Senior Projects Evolve, Vanish; Greensburg Salem Student Liz Rullo Presented Her Senior Project to School and Community Members Friday. but Her Work Isn't over Yet. in Fact, It's Just Beginning. [Derived Headline]

By Martines, Jamie | Tribune-Review/Pittsburgh Tribune-Review, May 6, 2017 | Go to article overview

Senior Projects Evolve, Vanish; Greensburg Salem Student Liz Rullo Presented Her Senior Project to School and Community Members Friday. but Her Work Isn't over Yet. in Fact, It's Just Beginning. [Derived Headline]


Martines, Jamie, Tribune-Review/Pittsburgh Tribune-Review


Greensburg Salem student Liz Rullo presented her senior project to school and community members Friday. But her work isn't over yet. In fact, it's just beginning.

"The biggest thing about your senior project is that it's supposed to help you with your future," Rullo said.
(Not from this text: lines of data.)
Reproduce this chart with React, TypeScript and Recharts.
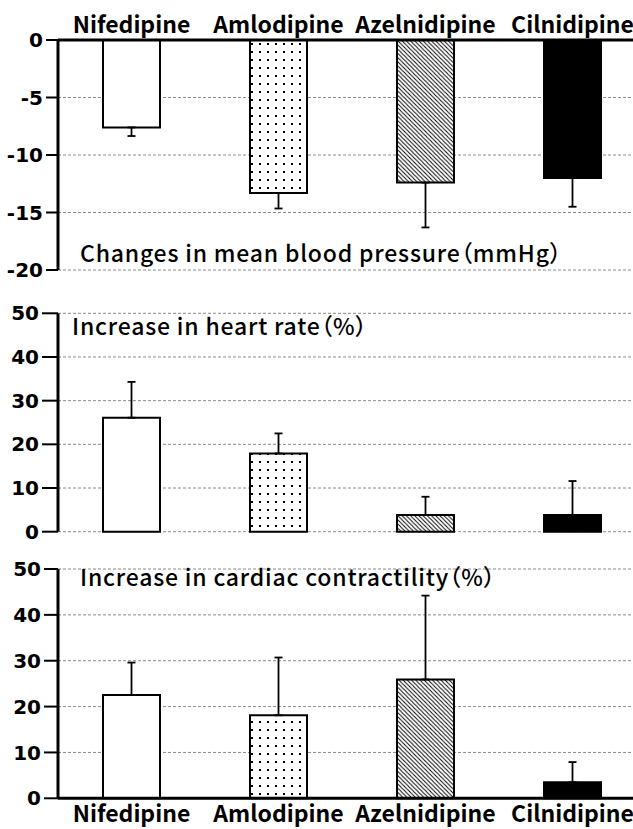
import React from 'react';
import { BarChart, Bar, XAxis, YAxis, CartesianGrid, ErrorBar, Cell } from 'recharts';

const categories = ['Nifedipine', 'Amlodipine', 'Azelnidipine', 'Cilnidipine'];
const bpValues = [-7.6, -13.3, -12.4, -12.0];
const bpErrors = [0.75, 1.35, 3.9, 2.5];
const hrValues = [26.1, 17.9, 3.8, 3.8];
const hrErrors = [8.2, 4.6, 4.2, 7.8];
const ccValues = [22.5, 18.1, 25.9, 3.5];
const ccErrors = [7.1, 12.6, 18.3, 4.4];
const bpTicks = [-20, -15, -10, -5, 0];
const pctTicks = [0, 10, 20, 30, 40, 50];
const titles = [
  'Changes in mean blood pressure（mmHg）',
  'Increase in heart rate（%）',
  'Increase in cardiac contractility（%）',
];

const FONT = '"Noto Sans CJK JP", "Noto Sans", sans-serif';
const TICK_FONT = '"DejaVu Sans", sans-serif';

const bpData = categories.map((c, i) => ({ name: c, value: bpValues[i], err: [bpErrors[i], 0] }));
const hrData = categories.map((c, i) => ({ name: c, value: hrValues[i], err: [0, hrErrors[i]] }));
const ccData = categories.map((c, i) => ({ name: c, value: ccValues[i], err: [0, ccErrors[i]] }));

const fills = (s: string) => ['#ffffff', `url(#dots-${s})`, `url(#hatch-${s})`, '#000000'];

const Defs = ({ s }: { s: string }) => (
  <defs>
    <pattern id={`dots-${s}`} patternUnits="userSpaceOnUse" width="8" height="8">
      <rect width="8" height="8" fill="#fff" />
      <rect x="3" y="3" width="2" height="2" fill="#000" />
    </pattern>
    <pattern id={`hatch-${s}`} patternUnits="userSpaceOnUse" width="4.2" height="4.2">
      <rect width="4.2" height="4.2" fill="#fff" />
      <path d="M-1,-1 L5.2,5.2 M-1,3.2 L1,5.2 M3.2,-1 L5.2,1" stroke="#000" strokeWidth="1" />
    </pattern>
  </defs>
);

const tickStyle = { fill: '#000', fontSize: 20, fontWeight: 700, fontFamily: TICK_FONT };
const catStyle = { fill: '#000', fontSize: 23, fontWeight: 700, fontFamily: FONT };
const axisLine = { stroke: '#000', strokeWidth: 3 };

function Panel({ s, data, ticks, domain, top, height, margin, xTop, showX, tickSize, xMargin }: any) {
  return (
    <div style={{ position: 'absolute', left: 0, top }}>
      <BarChart width={646} height={height} data={data} margin={margin}>
        <Defs s={s} />
        <CartesianGrid vertical={false} stroke="#8a8a8a" strokeDasharray="3 2" />
        <XAxis
          dataKey="name"
          orientation={xTop ? 'top' : 'bottom'}
          height={showX ? 30 : 0}
          tick={showX ? catStyle : false}
          tickLine={false}
          tickSize={0}
          tickMargin={xMargin}
          axisLine={axisLine}
          interval={0}
        />
        <YAxis
          width={58}
          domain={domain}
          ticks={ticks}
          interval={0}
          tick={tickStyle}
          tickSize={tickSize}
          tickMargin={3}
          tickLine={{ stroke: '#000', strokeWidth: 2 }}
          axisLine={axisLine}
        />
        <Bar dataKey="value" barSize={57} stroke="#000" strokeWidth={2} isAnimationActive={false}>
          {data.map((d: any, i: number) => (
            <Cell key={d.name} fill={fills(s)[i]} />
          ))}
          <ErrorBar dataKey="err" width={4} stroke="#000" strokeWidth={1.8} direction="y" />
        </Bar>
      </BarChart>
    </div>
  );
}

const titleStyle: any = { fontFeatureSettings: '"palt"' };

export default function App() {
  return (
    <div style={{ position: 'absolute', left: 0, top: 0, width: 633, height: 829, overflow: 'hidden', background: '#fff' }}>
      <Panel s="a" data={bpData} ticks={bpTicks} domain={[-20, 0]} top={0} height={290}
        margin={{ top: 10, right: 0, left: 0, bottom: 20 }} xTop showX tickSize={12} xMargin={7} />
      <Panel s="b" data={hrData} ticks={pctTicks} domain={[0, 50]} top={290} height={260}
        margin={{ top: 23.3, right: 0, left: 0, bottom: 18.3 }} tickSize={16} />
      <Panel s="c" data={ccData} ticks={pctTicks} domain={[0, 50]} top={550} height={279}
        margin={{ top: 19, right: 0, left: 0, bottom: 0.7 }} showX tickSize={14} xMargin={7} />
      <svg width={633} height={829} style={{ position: 'absolute', left: 0, top: 0, pointerEvents: 'none' }}>
        <text x={80} y={262} fontSize={23} fontWeight={500} fontFamily={FONT} fill="#000" letterSpacing={0.8} style={titleStyle}>{titles[0]}</text>
        <text x={72} y={335} fontSize={23} fontWeight={500} fontFamily={FONT} fill="#000" letterSpacing={0.8} style={titleStyle}>{titles[1]}</text>
        <text x={80} y={586} fontSize={23} fontWeight={500} fontFamily={FONT} fill="#000" letterSpacing={0.8} style={titleStyle}>{titles[2]}</text>
      </svg>
    </div>
  );
}
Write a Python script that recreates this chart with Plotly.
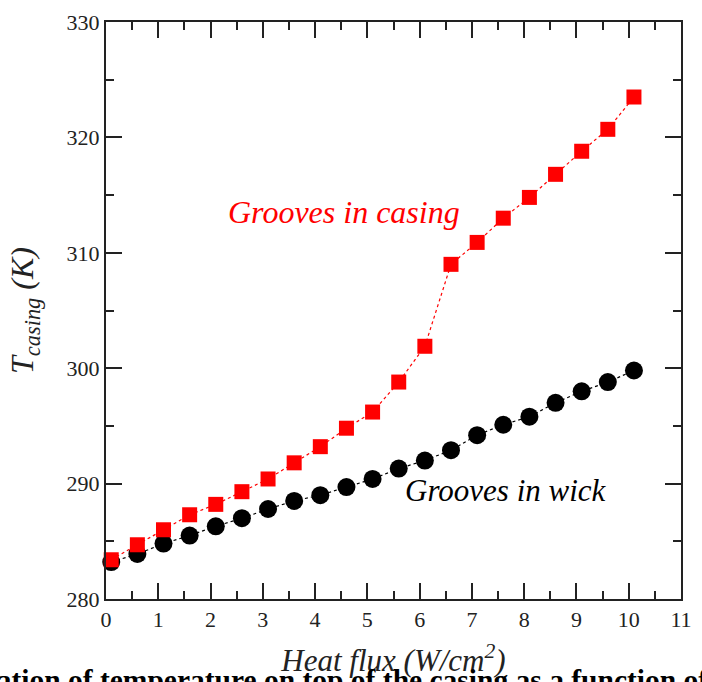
import plotly.graph_objects as go

# Data
heat_flux = [0.1, 0.6, 1.1, 1.6, 2.1, 2.6, 3.1, 3.6, 4.1, 4.6, 5.1,
             5.6, 6.1, 6.6, 7.1, 7.6, 8.1, 8.6, 9.1, 9.6, 10.1]
t_grooves_casing = [283.4, 284.7, 286.0, 287.3, 288.2, 289.3, 290.4, 291.8, 293.2, 294.8, 296.2,
                    298.8, 301.9, 309.0, 310.9, 313.0, 314.8, 316.8, 318.8, 320.7, 323.5]
t_grooves_wick = [283.2, 283.9, 284.8, 285.5, 286.3, 287.0, 287.8, 288.5, 289.0, 289.7, 290.4,
                  291.3, 292.0, 292.9, 294.2, 295.1, 295.8, 297.0, 298.0, 298.8, 299.8]
x_ticks = [0, 1, 2, 3, 4, 5, 6, 7, 8, 9, 10, 11]
y_ticks = [280, 290, 300, 310, 320, 330]

SERIF = "Liberation Serif, Times New Roman, serif"

fig = go.Figure()
fig.add_trace(go.Scatter(
    x=heat_flux, y=t_grooves_wick, mode="lines+markers",
    line=dict(color="black", width=1.2, dash="dot"),
    marker=dict(symbol="circle", size=18, color="black"),
    showlegend=False, cliponaxis=False))
fig.add_trace(go.Scatter(
    x=heat_flux, y=t_grooves_casing, mode="lines+markers",
    line=dict(color="#ff0000", width=1.2, dash="dot"),
    marker=dict(symbol="square", size=15, color="#ff0000"),
    showlegend=False, cliponaxis=False))

axis_common = dict(
    showgrid=False, zeroline=False, showline=True, linecolor="#222", linewidth=2,
    mirror="ticks", ticks="inside", ticklen=16, tickwidth=1.5, tickcolor="#222",
    tickfont=dict(family=SERIF, size=22, color="#222"),
)

fig.update_xaxes(
    range=[0, 11], tickvals=x_ticks, ticktext=[str(v) for v in x_ticks],
    minor=dict(dtick=0.5, ticks="inside", ticklen=8, tickwidth=1.5, tickcolor="#222"),
    title=dict(text="<i>Heat flux (W/cm<sup>2</sup>)</i>",
               font=dict(family=SERIF, size=31, color="#222"), standoff=18),
    **axis_common)
fig.update_yaxes(
    range=[280, 330], tickvals=y_ticks, ticktext=[str(v) for v in y_ticks],
    minor=dict(dtick=5, ticks="inside", ticklen=8, tickwidth=1.5, tickcolor="#222"),
    title=dict(text="<i>T<sub>casing</sub> (K)</i>",
               font=dict(family=SERIF, size=32, color="#222"), standoff=23),
    **axis_common)

fig.add_annotation(x=4.56, y=313.5, xref="x", yref="y", text="<i>Grooves in casing</i>",
                   showarrow=False, font=dict(family=SERIF, size=32, color="#ff0000"))
fig.add_annotation(x=7.65, y=289.4, xref="x", yref="y", text="<i>Grooves in wick</i>",
                   showarrow=False, font=dict(family=SERIF, size=31, color="black"))
fig.add_annotation(x=-0.289, y=-0.14, xref="paper", yref="paper", xanchor="left", yanchor="middle",
                   text="<b>Variation of temperature on top of the casing as a function of heat flux</b>",
                   showarrow=False, font=dict(family=SERIF, size=29.5, color="black"))

fig.update_layout(
    width=702, height=682,
    margin=dict(l=106, r=10, t=15, b=80),
    plot_bgcolor="white", paper_bgcolor="white",
)

fig.write_html("out.html")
She said that her project was the starting point for what could become a career in the military.

Attending the U.S. Naval Academy Summer Seminar last year and reflecting on that experience as she completed the requirements of the year-long senior project gave her the confidence to pursue a Navy ROTC scholarship.

Rullo will attend the University of Pittsburgh this fall and intends to major in math and engineering.

The Pennsylvania Department of Education requires 21 credits across various subject areas for graduation, but not a senior project.

Keystone Exams and project-based assessments were added as a state graduation requirement in 2014. As of 2016, those requirements were put on hold until the 2018-19 school year while the Education Department and lawmakers evaluate improved requirements moving forward.

Keystone Exams are still administered, but a certain grade is not required by the state for graduation.

School districts determine if senior projects are necessary for graduation.

At Greensburg Salem, a senior project is the final piece of the high school's career awareness program, which starts freshman year. Over four years of high school, students meet guest speakers, complete job shadowing and take on a series of presentations and research assignments intended to help them explore career options.

"Is this a career they really want to spend the money and go to college for?" Assistant Principal Joe Maluchnik said, explaining the overarching goal of the project.

Not all districts have been able to maintain long-term projects.

Burrell High School eliminated senior projects in 2013, when Keystone Exams became a graduation requirement. In the past, students were required to complete a portfolio over their four years of high school and make a presentation to parents and community members.

While Burrell Principal John Boylan thinks the projects had a positive impact on students, providing closure at the end of their school careers, he said that finding time to hold presentations was a challenge. …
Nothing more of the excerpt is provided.